Животная жизнь в Северном Тибете (рисунок В. И. Роборовского)
В окрайних горах долины левого берега р. Шуга звери водятся также в большом числе, в особенности куку-яманы (Pseudois nahoor), нередки и архары (Ovis hodgsoni?); из птиц изобильны улары (Megaloperdix thibetanus).
На правом берегу той же реки хребет Шуга в этой своей части еще более бесплоден; тем не менее, по словам цайдамцев, здесь, как и во всем названном хребте, да, вероятно, и в других ему соседних, встречаются, хотя изредка, маралы (Cervus sp.), которые, быть может, заходят сюда из лесистых гор на верховьях Желтой реки.
Птицы и рыбы. Из птиц на ключевых болотах р. Шуга мы встретили пролетных журавлей (Grus nigricollis, G. virgo), турпанов и несколько черных аистов (Giconia nigra). Из местных же пернатых здесь держались большие тибетские жаворонки (Melanocorypha maxima), а на сухих лугах – Pyrgilauda ruficollis, Otocoris albigula (?) и Podoces humilis [рыжешейный вьюрок, рогатый жаворонок, саксаульная сойка].

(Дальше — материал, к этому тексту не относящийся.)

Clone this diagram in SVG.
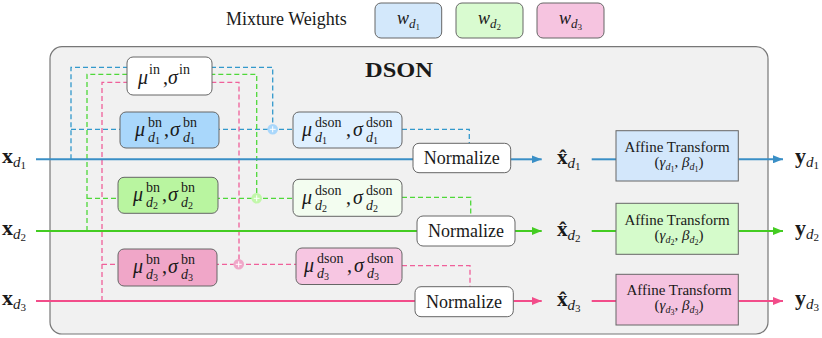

В самых ключах и в особенности в глубоких ручьях, местами ими образуемых, водилось очень много рыб, но только двух видов – Schizopygopsis n. sp. и Nemachilus n. sp. [голец]. Первая из них достигала величины от 11/2 до 13/4 фута, самые же крупные экземпляры последней лишь немного превосходили 7 дюймов.
Наша охота. Мирная картина животной жизни, встреченная нами в долине р. Шуга, нарушилась вскоре по нашем туда прибытии. Сделав двойной переход вниз по реке, мы выбрали удобное место и остались здесь дневать с исключительной целью добыть шкур для коллекций; излишняя бойня, ради одной охотничьей потехи, не дозволялась. Да притом, откровенно говоря, при подобном обилии и непугливости диких животных, охота за ними теряет свой интерес и очень скоро надоедает даже страстному охотнику.
Я сам испытал это в Северном Тибете. Здесь только сначала заришься на зверей, а потом, убивши десяток-другой, делаешься почти совершенно равнодушным, в особенности к куланам и антилопам; дикие яки еще прельщают отчасти тем, что зверь этот иногда бросается на охотника, следовательно, здесь является интерес борьбы. Но охота за более редкими животными, как, например, архарами и медведями, по-прежнему сохраняет всю свою заманчивость.
В продолжение не более как трех часов, посвященных охоте утром нашей дневки, мы вчетвером убили 15 зверей, а именно: 4 оронго, 3 кулана и 8 куку-яманов. Последних всех до одного пришлось убить мне, притом в продолжение нескольких минут и не сходя с одного и того же места. Случай этот был один из самых удачных во всей моей долголетней и многоразличной охотничьей практике. Расскажу о нем подробно.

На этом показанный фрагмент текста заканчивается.